Bold Park is an absolutely brilliant place to walk and I intend to visit again after some rain has livened up the place a bit. However, that is enough for Bold Park today and soon enough I am following the Bush to Beach Walk east along Underwood Avenue and then south along Brockway Road. Brockway Road is definitely not a highlight of the walk. There is a cycleway next to the road but I don't feel safe walking along it, so I stick to the dry grass on the curb. The only sight along Brockway Road is the Subiaco Waste Water Treatment Plant, that is, there is shit all to see here. Can't wait until this section is over.

A dedicated pedestrian pathway greets me as I hit Lemnos Street and from here I walk east until I divert south into the Shenton Bushland. Finally, a bit of peace and quiet! It feels like forever since the enjoyable walking of Bold Park. Time to enjoy walking again.

Like Bold Park, Shenton Bushland is extremely dry. If you enjoy "Blackboys", or the more politically correct term "Grasstrees" (botanical name Xanthorrhoea), Shenton Bushland is the place to go. They are everywhere.

The now offensive common name "Blackboy" used to describe Xanthorrhoea is based on the supposed similarity of the tree to an Aboriginal boy holding an upright spear. The "spear" refers to the flower of the Grasstree, which protrudes from the top of the tree as a large spike meters in length. It's the wrong time of year to see the spike, so the offensive name doesn't really make as much sense. I think the term Grasstree is probably more apt anyway.

The disappearance of the term Blackboy was made more apparent after some research on Bold Park trail names. Above I have a picture of the Bulga Walk in Bold Park, I knew the name of the trail as I had a look on the Bold Park website, but interestingly the same track on Google maps is referred to as the Blackboy Walk. I guess Blackboy was the original name but the Bold Park authorities thought better of it. So why are you so racist Google Maps?

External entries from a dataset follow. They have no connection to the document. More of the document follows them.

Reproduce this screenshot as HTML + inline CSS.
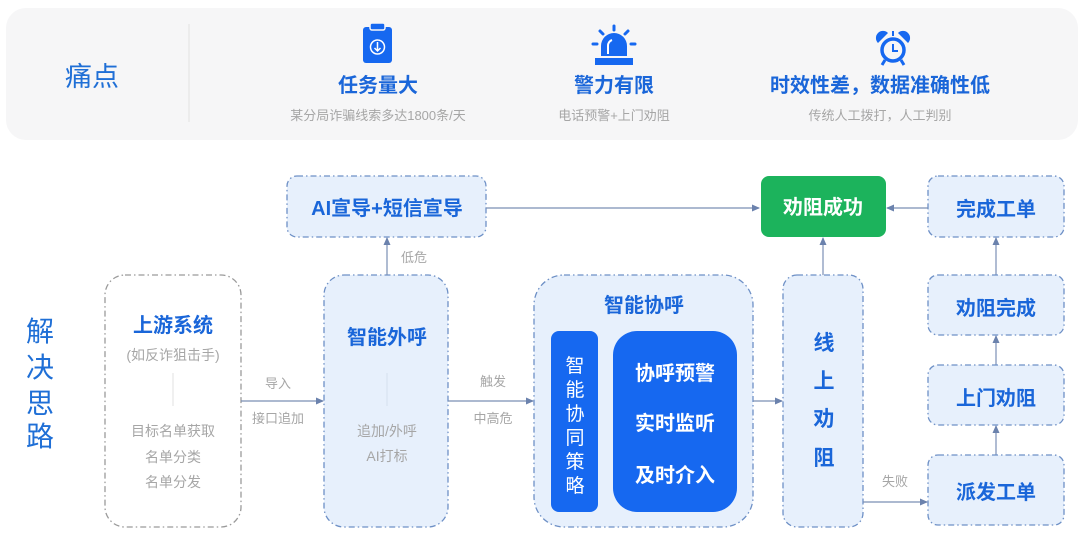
<!DOCTYPE html>
<html><head><meta charset="utf-8"><style>
html,body{margin:0;padding:0;background:#fff;}
svg{display:block;}
text{font-family:"Liberation Sans","Noto Sans CJK SC",sans-serif;}
.t{fill:#1a66d9;font-weight:bold;text-anchor:middle;}
.g{fill:#a6a6a6;text-anchor:middle;font-size:13px;}
.w{fill:#fff;font-weight:bold;text-anchor:middle;}
.bx{fill:#e7f0fc;stroke:#6e90c6;stroke-width:1.3;stroke-dasharray:6 3 1.5 3;}
.ln{stroke:#7a8fb5;stroke-width:1.2;fill:none;}
</style></head><body>
<svg width="1080" height="542" viewBox="0 0 1080 542">
<defs><marker id="a" markerWidth="8" markerHeight="8" refX="7" refY="4" orient="auto" markerUnits="userSpaceOnUse"><path d="M0,0.5 L8,4 L0,7.5 z" fill="#6b82ad"/></marker></defs>
<!-- top panel -->
<rect x="6" y="8" width="1072" height="132" rx="20" fill="#f6f6f7"/>
<line x1="189" y1="24" x2="189" y2="122" stroke="#e2e2e2"/>
<text x="92" y="86" font-size="27" fill="#1f6fd6" text-anchor="middle">痛点</text>
<!-- clipboard -->
<rect x="363" y="27" width="29" height="36" rx="3" fill="#1668f0"/>
<rect x="370" y="23" width="15" height="7" rx="2" fill="#1668f0" stroke="#f6f6f7" stroke-width="1.5"/>
<circle cx="377.5" cy="47" r="7" fill="none" stroke="#fff" stroke-width="1.5"/>
<path d="M377.5,42 V51 M374.5,48 L377.5,51 L380.5,48" stroke="#fff" stroke-width="1.5" fill="none"/>
<text x="378" y="92" font-size="20" class="t">任务量大</text>
<text x="378" y="120" class="g">某分局诈骗线索多达1800条/天</text>
<!-- siren -->
<rect x="595" y="58" width="38" height="7" fill="#1668f0"/>
<path d="M601,56 V46 A13,13 0 0 1 627,46 V56 Z" fill="#1668f0"/>
<path d="M608,54 V46 A6,6 0 0 1 612,40" stroke="#fff" stroke-width="2" fill="none"/>
<g stroke="#1668f0" stroke-width="3" stroke-linecap="round"><line x1="614" y1="26" x2="614" y2="30"/><line x1="600" y1="31" x2="603" y2="34"/><line x1="628" y1="31" x2="625" y2="34"/><line x1="593" y1="44" x2="597" y2="44"/><line x1="631" y1="44" x2="635" y2="44"/></g>
<text x="614" y="92" font-size="20" class="t">警力有限</text>
<text x="614" y="120" class="g">电话预警+上门劝阻</text>
<!-- clock -->
<circle cx="893" cy="50" r="11" fill="none" stroke="#1668f0" stroke-width="3.5"/>
<path d="M893,44 V51 H898" stroke="#1668f0" stroke-width="2" fill="none"/>
<path d="M878,43 A7,7 0 0 1 888,33 Z M908,43 A7,7 0 0 0 898,33 Z" fill="#1668f0"/>
<line x1="893" y1="36" x2="893" y2="31" stroke="#1668f0" stroke-width="2"/>
<line x1="885" y1="60" x2="882" y2="65" stroke="#1668f0" stroke-width="3"/><line x1="901" y1="60" x2="904" y2="65" stroke="#1668f0" stroke-width="3"/>
<text x="880" y="92" font-size="20" class="t">时效性差，数据准确性低</text>
<text x="880" y="120" class="g">传统人工拨打，人工判别</text>
<!-- 解决思路 -->
<g font-size="28" fill="#1f6fd6" text-anchor="middle"><text x="40" y="341">解</text><text x="40" y="377">决</text><text x="40" y="413">思</text><text x="40" y="446">路</text></g>
<!-- upstream -->
<rect x="105" y="275" width="136" height="252" rx="20" fill="#fff" stroke="#9a9a9a" stroke-width="1.3" stroke-dasharray="6 3 1.5 3"/>
<text x="173" y="332" font-size="20" class="t">上游系统</text>
<text x="173" y="360" font-size="14" class="g" style="font-size:14px">(如反诈狙击手)</text>
<line x1="173" y1="373" x2="173" y2="406" stroke="#e0e0e0"/>
<text x="173" y="436" class="g" style="font-size:14px">目标名单获取</text>
<text x="173" y="462" class="g" style="font-size:14px">名单分类</text>
<text x="173" y="487" class="g" style="font-size:14px">名单分发</text>
<!-- 智能外呼 -->
<rect x="324" y="275" width="124" height="252" rx="20" class="bx"/>
<text x="387" y="344" font-size="20" class="t">智能外呼</text>
<line x1="387" y1="373" x2="387" y2="406" stroke="#d5e0ee"/>
<text x="387" y="436" class="g" style="font-size:14px">追加/外呼</text>
<text x="387" y="461" class="g" style="font-size:14px">AI打标</text>
<line x1="241" y1="401" x2="323" y2="401" class="ln" marker-end="url(#a)"/>
<text x="278" y="388" class="g">导入</text><text x="278" y="423" class="g">接口追加</text>
<line x1="448" y1="401" x2="533" y2="401" class="ln" marker-end="url(#a)"/>
<text x="493" y="386" class="g">触发</text><text x="493" y="423" class="g">中高危</text>
<!-- 智能协呼 -->
<rect x="534" y="275" width="219" height="252" rx="30" class="bx"/>
<text x="644" y="312" font-size="20" class="t">智能协呼</text>
<rect x="551" y="331" width="47" height="181" rx="8" fill="#1668f0"/>
<g font-size="19" fill="#fff" text-anchor="middle"><text x="575" y="372">智</text><text x="575" y="396">能</text><text x="575" y="420">协</text><text x="575" y="444">同</text><text x="575" y="468">策</text><text x="575" y="492">略</text></g>
<rect x="613" y="331" width="124" height="181" rx="24" fill="#1668f0"/>
<text x="675" y="380" font-size="20" class="w">协呼预警</text>
<text x="675" y="430" font-size="20" class="w">实时监听</text>
<text x="675" y="482" font-size="20" class="w">及时介入</text>
<line x1="753" y1="401" x2="782" y2="401" class="ln" marker-end="url(#a)"/>
<!-- 线上劝阻 -->
<rect x="783" y="275" width="80" height="252" rx="14" class="bx"/>
<g font-size="21" fill="#1a66d9" font-weight="bold" text-anchor="middle"><text x="824" y="350">线</text><text x="824" y="388">上</text><text x="824" y="426">劝</text><text x="824" y="465">阻</text></g>
<line x1="863" y1="502" x2="927" y2="502" class="ln" marker-end="url(#a)"/>
<text x="895" y="486" class="g">失败</text>
<!-- top row -->
<rect x="287" y="176" width="199" height="61" rx="10" class="bx"/>
<text x="387" y="215" font-size="20" class="t">AI宣导+短信宣导</text>
<line x1="387" y1="275" x2="387" y2="238" class="ln" marker-end="url(#a)"/>
<text x="414" y="262" class="g">低危</text>
<line x1="486" y1="208" x2="759" y2="208" class="ln" marker-end="url(#a)"/>
<rect x="761" y="176" width="125" height="61" rx="8" fill="#1cb35c"/>
<text x="823" y="214" font-size="20" class="w">劝阻成功</text>
<line x1="823" y1="275" x2="823" y2="238" class="ln" marker-end="url(#a)"/>
<rect x="928" y="176" width="136" height="61" rx="10" class="bx"/>
<text x="996" y="216" font-size="20" class="t">完成工单</text>
<line x1="928" y1="208" x2="887" y2="208" class="ln" marker-end="url(#a)"/>
<line x1="996" y1="275" x2="996" y2="238" class="ln" marker-end="url(#a)"/>
<rect x="928" y="275" width="136" height="60" rx="10" class="bx"/>
<text x="996" y="315" font-size="20" class="t">劝阻完成</text>
<line x1="996" y1="365" x2="996" y2="336" class="ln" marker-end="url(#a)"/>
<rect x="928" y="365" width="136" height="60" rx="10" class="bx"/>
<text x="996" y="405" font-size="20" class="t">上门劝阻</text>
<line x1="996" y1="455" x2="996" y2="426" class="ln" marker-end="url(#a)"/>
<rect x="928" y="455" width="136" height="70" rx="10" class="bx"/>
<text x="996" y="499" font-size="20" class="t">派发工单</text>
</svg>
</body></html>
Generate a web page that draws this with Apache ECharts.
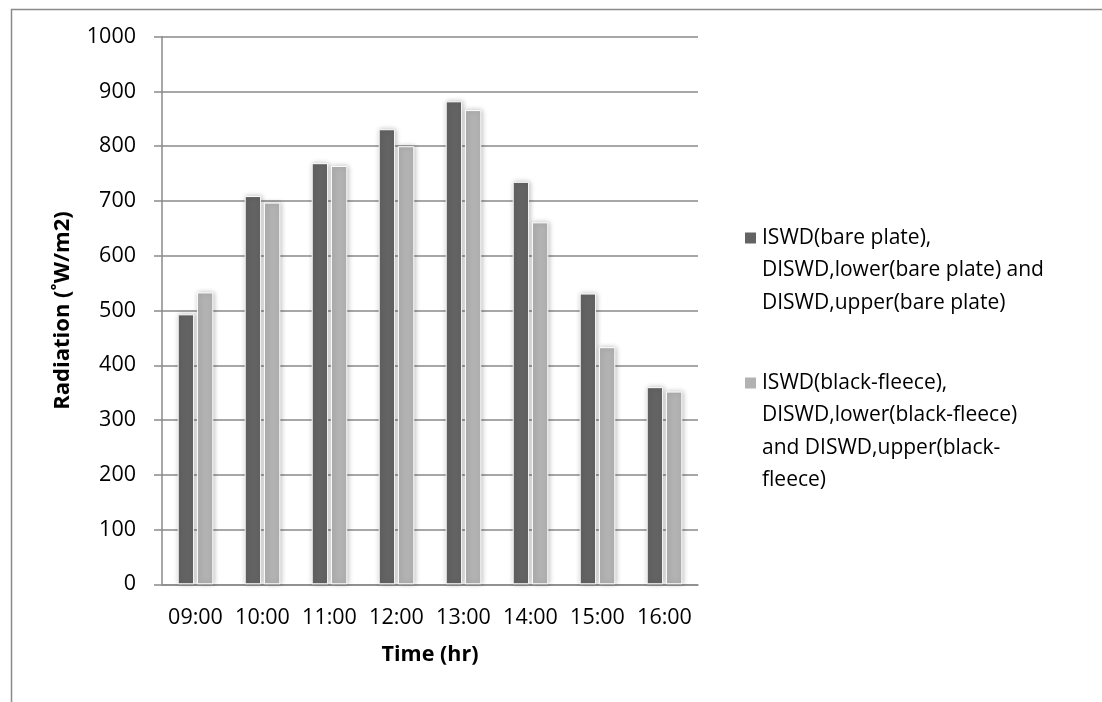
<!DOCTYPE html>
<html>
<head>
<meta charset="utf-8">
<script src="https://cdn.jsdelivr.net/npm/echarts@6/dist/echarts.min.js"></script>
<style>
html,body{margin:0;padding:0;background:#fff;}
#chart{width:1102px;height:702px;}
</style>
</head>
<body>
<div id="chart"></div>
<script>
const categories = ['09:00','10:00','11:00','12:00','13:00','14:00','15:00','16:00'];
const barePlate = [493, 709, 769, 831, 882, 735, 531, 360];
const blackFleece = [533, 697, 764, 800, 866, 661, 433, 352];
const seriesNames = [
  'ISWD(bare plate),\nDISWD,lower(bare plate) and\nDISWD,upper(bare plate)',
  'ISWD(black-fleece),\nDISWD,lower(black-fleece)\nand DISWD,upper(black-\nfleece)'
];
const yAxisTitle = 'Radiation (˚W/m2)';
const xAxisTitle = 'Time (hr)';

const FONT = '"Open Sans", Lato, sans-serif';
const LH = 32.5;
const ICON = 13;
const chart = echarts.init(document.getElementById('chart'), null, {renderer:'canvas'});

// Legend marker aligned with the first text line: a square at the top of a tall icon box.
function legendFor(name, lines, firstLineCenterY) {
  const h = lines * LH;
  const sqTop = LH / 2 - ICON / 2;
  const path = 'path://M0,0L0.001,0Z' +
    'M0,' + sqTop + 'L' + ICON + ',' + sqTop + 'L' + ICON + ',' + (sqTop + ICON) + 'L0,' + (sqTop + ICON) + 'Z' +
    'M0,' + h + 'L0.001,' + h + 'Z';
  return {
    data: [{name: name, icon: path}],
    orient: 'vertical',
    left: 743,
    top: firstLineCenterY - LH / 2,
    padding: 0,
    itemWidth: ICON,
    itemHeight: h,
    symbolKeepAspect: false,
    textStyle: {fontFamily: FONT, fontSize: 21, color: '#000', lineHeight: LH}
  };
}

chart.setOption({
  animation: false,
  backgroundColor: '#fff',
  graphic: [{
    type: 'rect', left: 9, top: 7,
    shape: {x: 0, y: 0, width: 1100, height: 700},
    style: {fill: 'none', stroke: '#8a8a8a', lineWidth: 1.5},
    silent: true
  }],
  grid: {left: 162, right: 404, top: 36.7, bottom: 117.7},
  legend: [
    legendFor(seriesNames[0], 3, 237),
    legendFor(seriesNames[1], 4, 382)
  ],
  xAxis: {
    type: 'category',
    data: categories,
    axisLine: {lineStyle: {color: '#8a8a8a', width: 1.5}},
    axisTick: {show: false},
    axisLabel: {fontFamily: FONT, fontSize: 21.5, color: '#000', margin: 23, interval: 0},
    name: xAxisTitle,
    nameLocation: 'middle',
    nameGap: 60,
    nameTextStyle: {fontFamily: FONT, fontSize: 21.5, fontWeight: 'bold', color: '#000'}
  },
  yAxis: {
    type: 'value',
    min: 0, max: 1000, interval: 100,
    axisLine: {show: true, lineStyle: {color: '#8a8a8a', width: 1.5}},
    axisTick: {show: true, length: 8, lineStyle: {color: '#8a8a8a', width: 1.5}},
    splitLine: {lineStyle: {color: '#8a8a8a', width: 1.5}},
    axisLabel: {fontFamily: FONT, fontSize: 21.5, color: '#000', margin: 26,
      formatter: function (v) { return String(v); }},
    name: yAxisTitle,
    nameLocation: 'middle',
    nameRotate: 90,
    nameGap: 88,
    nameTextStyle: {fontFamily: FONT, fontSize: 22, fontWeight: 'bold', color: '#000'}
  },
  series: [
    {
      name: seriesNames[0], type: 'bar', data: barePlate,
      barWidth: '24.5%', barGap: '17%',
      itemStyle: {color: '#636363', borderColor: '#ffffff', borderWidth: 1,
        shadowBlur: 5, shadowColor: 'rgba(0,0,0,0.25)', shadowOffsetX: 1, shadowOffsetY: 0}
    },
    {
      name: seriesNames[1], type: 'bar', data: blackFleece,
      barWidth: '24.5%', barGap: '17%',
      itemStyle: {color: '#b2b2b2', borderColor: '#ffffff', borderWidth: 1,
        shadowBlur: 5, shadowColor: 'rgba(0,0,0,0.25)', shadowOffsetX: 1, shadowOffsetY: 0}
    }
  ]
});
</script>
</body>
</html>
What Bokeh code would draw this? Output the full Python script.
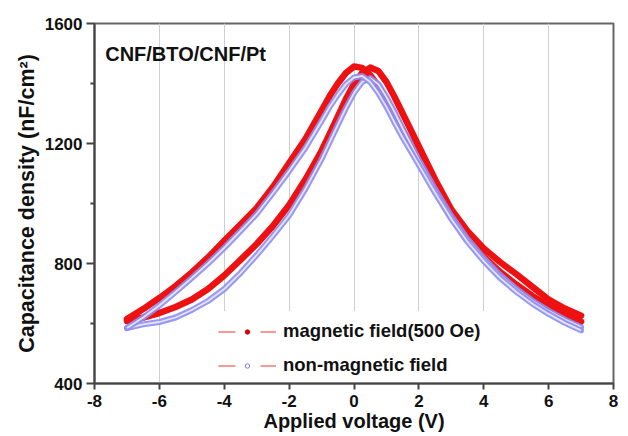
from bokeh.plotting import figure
from bokeh.models import (Legend, LegendItem, Label, FixedTicker, Range1d, BoxAnnotation,
                          PrintfTickFormatter)
from bokeh.embed import file_html
from bokeh.resources import INLINE

# ---- data ----
voltage = [-7, -6.5, -6, -5.5, -5, -4.5, -4, -3.5, -3, -2.5, -2, -1.5, -1.25, -1, -0.75,
           -0.5, -0.25, 0, 0.25, 0.5, 0.75, 1, 1.25, 1.5, 2, 2.5, 3, 3.5, 4, 4.5, 5,
           5.5, 6, 6.5, 7]
# magnetic field (500 Oe): forward sweep (-7 -> 7) and reverse sweep (7 -> -7)
mag_fwd = [608, 620, 635, 655, 680, 715, 760, 812, 865, 925, 995, 1080, 1127, 1176, 1232,
           1290, 1348, 1398, 1435, 1453, 1442, 1405, 1355, 1300, 1190, 1080, 980, 908, 850,
           805, 765, 722, 680, 650, 626]
mag_rev = [615, 648, 685, 725, 770, 820, 876, 930, 985, 1055, 1135, 1215, 1262, 1310, 1358,
           1400, 1435, 1457, 1452, 1428, 1392, 1345, 1295, 1245, 1148, 1050, 960, 885, 822,
           772, 730, 692, 658, 630, 606]
# non-magnetic field
non_fwd = [585, 597, 605, 620, 645, 675, 715, 768, 828, 892, 960, 1048, 1098, 1148, 1205,
           1262, 1318, 1368, 1405, 1418, 1398, 1355, 1305, 1250, 1145, 1048, 958, 882, 818,
           762, 716, 676, 642, 613, 588]
non_rev = [585, 620, 660, 705, 752, 800, 852, 908, 965, 1035, 1108, 1185, 1230, 1275, 1322,
           1362, 1398, 1420, 1425, 1405, 1368, 1322, 1270, 1220, 1128, 1035, 948, 872, 808,
           752, 706, 666, 632, 602, 577]

x_ticks = [-8, -6, -4, -2, 0, 2, 4, 6, 8]
y_ticks = [400, 800, 1200, 1600]
y_minor = [600, 1000, 1400]
legend_labels = ["magnetic field(500 Oe)", "non-magnetic field"]
title_text = "CNF/BTO/CNF/Pt"

FONT = "Liberation Sans"
AXC = "#444444"
NAN = float("nan")

p = figure(width=628, height=436, x_range=Range1d(-8, 8), y_range=Range1d(400, 1600),
           output_backend="svg", toolbar_location=None,
           min_border_left=94, min_border_right=15, min_border_top=23, min_border_bottom=53)

p.background_fill_color = "white"
p.border_fill_color = "white"
p.outline_line_color = "#666666"
p.outline_line_width = 2

# grid: vertical only
p.xgrid.ticker = FixedTicker(ticks=x_ticks)
p.xgrid.grid_line_color = "#cfcfcf"
p.xgrid.grid_line_width = 1
p.ygrid.grid_line_color = None

# white region behind the legend (hides grid there)
p.add_layout(BoxAnnotation(left=-5.6, right=6.6, bottom=404, top=642,
                           fill_color="white", fill_alpha=1.0, line_color=None,
                           level="underlay"))

# axes
p.xaxis.ticker = FixedTicker(ticks=x_ticks)
p.yaxis.ticker = FixedTicker(ticks=y_ticks, minor_ticks=y_minor)
p.xaxis.formatter = PrintfTickFormatter(format="%d")
p.yaxis.formatter = PrintfTickFormatter(format="%d")
for ax in (p.xaxis[0], p.yaxis[0]):
    ax.axis_line_color = AXC
    ax.axis_line_width = 2
    ax.major_tick_line_color = AXC
    ax.major_tick_line_width = 2
    ax.minor_tick_line_color = AXC
    ax.minor_tick_line_width = 2
    ax.major_tick_in = 0
    ax.minor_tick_in = 0
    ax.major_label_text_font = FONT
    ax.major_label_text_font_style = "bold"
    ax.major_label_text_font_size = "17px"
    ax.major_label_text_color = "#111111"
    ax.axis_label_text_font = FONT
    ax.axis_label_text_font_style = "bold"
    ax.axis_label_text_color = "#111111"

p.xaxis.axis_label_text_font_size = "20px"
p.yaxis.axis_label_text_font_size = "21.5px"
p.xaxis.major_tick_out = 6
p.xaxis.minor_tick_out = 0
p.xaxis.major_label_standoff = 5
p.xaxis.axis_label_standoff = 0
p.yaxis.major_tick_out = 8
p.yaxis.minor_tick_out = 4
p.yaxis.major_label_standoff = 4
p.yaxis.axis_label_standoff = 3
p.xaxis.axis_label = "Applied voltage (V)"
p.yaxis.axis_label = "Capacitance density (nF/cm\u00b2)"

# curves
RED = "#ee1111"
for ys in (mag_fwd, mag_rev):
    p.line(voltage, ys, line_color=RED, line_width=6.5, line_join="round", line_cap="round")
for ys in (non_fwd, non_rev):
    p.line(voltage, ys, line_color="#8e8ef2", line_width=6, line_alpha=0.9,
           line_join="round", line_cap="round")
    p.line(voltage, ys, line_color="#e4e4fc", line_width=1.8, line_join="round")

# legend glyph renderers (a single NaN point, so nothing is drawn in the plot)
l1 = p.line(x=[NAN], y=[NAN], line_color="#f27878", line_width=1.3, line_dash="17 25")
s1 = p.scatter(x=[NAN], y=[NAN], marker="circle", size=3, fill_color="#dd0000",
               line_color="#dd0000")
l2 = p.line(x=[NAN], y=[NAN], line_color="#f27878", line_width=1.3, line_dash="17 25")
s2 = p.scatter(x=[NAN], y=[NAN], marker="circle", size=4, fill_color="white",
               line_color="#8080f0", line_width=1)
legend = Legend(items=[LegendItem(label=legend_labels[0], renderers=[l1, s1]),
                       LegendItem(label=legend_labels[1], renderers=[l2, s2])],
                location=(124, 7), glyph_width=58, glyph_height=11, label_height=20,
                spacing=12, padding=10, margin=0, label_standoff=7,
                background_fill_color="white", background_fill_alpha=1.0,
                border_line_color=None,
                label_text_font=FONT, label_text_font_style="bold",
                label_text_font_size="18.5px", label_text_color="#111111")
p.add_layout(legend)

p.add_layout(Label(x=-7.67, y=1498, text=title_text, text_font=FONT,
                   text_font_style="bold", text_font_size="20px", text_color="#111111",
                   text_baseline="alphabetic"))

open("out.html", "w").write(file_html(p, INLINE))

Ok, that's enough about racist plant names. There are plenty more paths around Shenton Bushland to explore, but I continue along the Bush to Beach Walk out of bush and into the suburbs where I find Lake Jualbup. And I thought Lake Claremont was bad, take a look at "Lake" Jualbup.

At least Lake Claremont had some green grass, Lake Jualbup is just a muddy puddle and absolutely horrible looking. I feel sorry for the poor ducks who have to fight over an increasingly dwindling puddle to paddle in.

Ok, so the lakes have been a bit of a disappointment, but that's my fault. I really should have walked this trail at a more appropriate time of year, like the spring. From the muddy puddle of Lake Jualbup it is east along Onslow Road, past Rosalie Park, the official start of the Bush to Beach walk and into Kings Park.

What can I say about Kings Park, it is personally one of the best spots in Perth for walkers. However, I have had enough walking today so I quickly take in some of Kings Parks highlights on my way to Esplanade train station, like the Bushland Nature Trail, the stunning CBD views of the Cliff Walk and down (the easiest direction) Jacob's Ladder.

Despite some really crappy sections along busy roads I would recommend the Bush to Beach walk as it takes in the best natural bushland in Perth city. It would be even better with the beach section.

Just a note before I sign off. The Bush to Beach walk is well signposted if you go in the correct direction, that is, west from Kings Park towards the beach. I never found myself seriously lost, but all the markers for the walk appeared to be set for the opposite direction. Additionally, if you need some more information on the walk please visit the Bush to Beach blog, the Whadjuk Walking Trails website (which has more walks around the area) or the local council website.